__Written exercise__. Copy out each line exactly; pictures stay out of the copy.

__Stored data entries__.
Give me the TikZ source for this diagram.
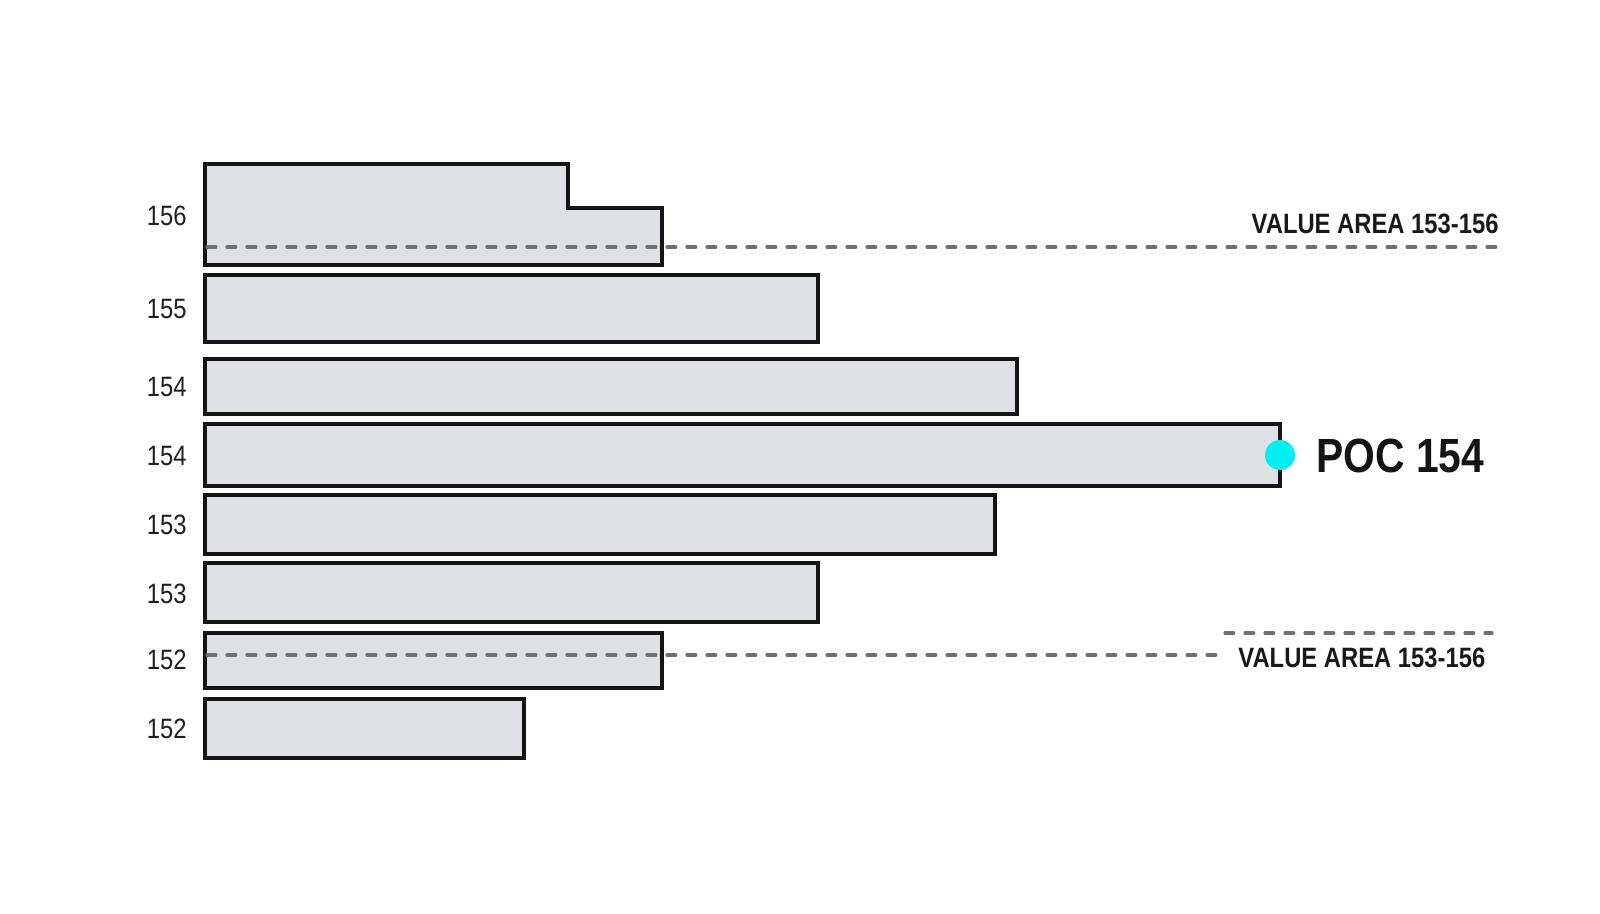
\documentclass[tikz,border=0pt]{standalone}
\usepackage{fontspec}
\newfontfamily\cond[FakeStretch=0.85]{Liberation Sans}
\begin{document}
\begin{tikzpicture}[x=0.5pt,y=-0.5pt,
  bar/.style={draw=black!92,fill=barfill,line width=1.7pt,line join=miter},
  valine/.style={draw=dashgray,line width=1.6pt,dash pattern=on 4.4pt off 5.6pt,line cap=round},
  numlbl/.style={anchor=east,inner sep=0pt,font=\cond\fontsize{14pt}{14pt}\selectfont,text=black!88},
  valbl/.style={inner sep=0pt,font=\cond\bfseries\fontsize{14pt}{14pt}\selectfont,text=black!90},
  poclbl/.style={anchor=west,inner sep=0pt,font=\cond\bfseries\fontsize{24pt}{24pt}\selectfont,text=black!92}]
\definecolor{barfill}{HTML}{DFE0E3}
\definecolor{dashgray}{HTML}{6C6F76}
\definecolor{poccyan}{HTML}{00F0F2}
\fill[white] (0,0) rectangle (1600,914);
\useasboundingbox (0,0) rectangle (1600,914);
% bars
\draw[bar] (205,164) -- (568,164) -- (568,208) -- (662,208) -- (662,265) -- (205,265) -- cycle;
\draw[bar] (205,275) rectangle (818,342);
\draw[bar] (205,359) rectangle (1017,414);
\draw[bar] (205,424) rectangle (1280,486);
\draw[bar] (205,495) rectangle (995,554);
\draw[bar] (205,563) rectangle (818,622);
\draw[bar] (205,633) rectangle (662,688);
\draw[bar] (205,699) rectangle (524,758);
% price labels
\node[numlbl] (l156) at (187,216) {156};
\node[numlbl] (l155) at (187,309) {155};
\node[numlbl] (l154a) at (187,387) {154};
\node[numlbl] (l154b) at (187,456) {154};
\node[numlbl] (l153a) at (187,525) {153};
\node[numlbl] (l153b) at (187,594) {153};
\node[numlbl] (l152a) at (187,660) {152};
\node[numlbl] (l152b) at (187,729) {152};
% value area lines
\coordinate (vah1) at (207,247);
\coordinate (vah2) at (1502,247);
\draw[valine] (vah1) -- (vah2);
\coordinate (val1) at (207,655);
\coordinate (val2) at (1220,655);
\draw[valine] (val1) -- (val2);
\coordinate (val3) at (1225,633);
\coordinate (val4) at (1492,633);
\draw[valine] (val3) -- (val4);
\node[valbl,anchor=east] (vahtxt) at (1499,224) {VALUE AREA 153-156};
\node[valbl,anchor=west] (valtxt) at (1238,658) {VALUE AREA 153-156};
% POC
\fill[poccyan] (1280,455) circle (15);
\node[poclbl] (poc) at (1316,456) {POC 154};
\end{tikzpicture}
\end{document}
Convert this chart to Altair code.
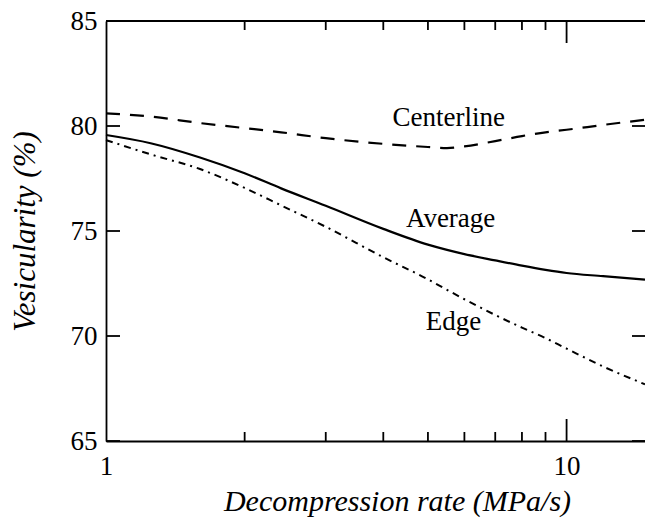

__Output__.
Give me the TikZ source for this diagram.
\documentclass[tikz,border=0pt]{standalone}
\usepackage{fontspec}
\newfontfamily\cond[FakeStretch=0.85]{Liberation Sans}
\begin{document}
\begin{tikzpicture}[x=0.5pt,y=-0.5pt,
  bar/.style={draw=black!92,fill=barfill,line width=1.7pt,line join=miter},
  valine/.style={draw=dashgray,line width=1.6pt,dash pattern=on 4.4pt off 5.6pt,line cap=round},
  numlbl/.style={anchor=east,inner sep=0pt,font=\cond\fontsize{14pt}{14pt}\selectfont,text=black!88},
  valbl/.style={inner sep=0pt,font=\cond\bfseries\fontsize{14pt}{14pt}\selectfont,text=black!90},
  poclbl/.style={anchor=west,inner sep=0pt,font=\cond\bfseries\fontsize{24pt}{24pt}\selectfont,text=black!92}]
\definecolor{barfill}{HTML}{DFE0E3}
\definecolor{dashgray}{HTML}{6C6F76}
\definecolor{poccyan}{HTML}{00F0F2}
\fill[white] (0,0) rectangle (1600,914);
\useasboundingbox (0,0) rectangle (1600,914);
% bars
\draw[bar] (205,164) -- (568,164) -- (568,208) -- (662,208) -- (662,265) -- (205,265) -- cycle;
\draw[bar] (205,275) rectangle (818,342);
\draw[bar] (205,359) rectangle (1017,414);
\draw[bar] (205,424) rectangle (1280,486);
\draw[bar] (205,495) rectangle (995,554);
\draw[bar] (205,563) rectangle (818,622);
\draw[bar] (205,633) rectangle (662,688);
\draw[bar] (205,699) rectangle (524,758);
% price labels
\node[numlbl] (l156) at (187,216) {156};
\node[numlbl] (l155) at (187,309) {155};
\node[numlbl] (l154a) at (187,387) {154};
\node[numlbl] (l154b) at (187,456) {154};
\node[numlbl] (l153a) at (187,525) {153};
\node[numlbl] (l153b) at (187,594) {153};
\node[numlbl] (l152a) at (187,660) {152};
\node[numlbl] (l152b) at (187,729) {152};
% value area lines
\coordinate (vah1) at (207,247);
\coordinate (vah2) at (1502,247);
\draw[valine] (vah1) -- (vah2);
\coordinate (val1) at (207,655);
\coordinate (val2) at (1220,655);
\draw[valine] (val1) -- (val2);
\coordinate (val3) at (1225,633);
\coordinate (val4) at (1492,633);
\draw[valine] (val3) -- (val4);
\node[valbl,anchor=east] (vahtxt) at (1499,224) {VALUE AREA 153-156};
\node[valbl,anchor=west] (valtxt) at (1238,658) {VALUE AREA 153-156};
% POC
\fill[poccyan] (1280,455) circle (15);
\node[poclbl] (poc) at (1316,456) {POC 154};
\end{tikzpicture}
\end{document}
Convert this chart to Altair code.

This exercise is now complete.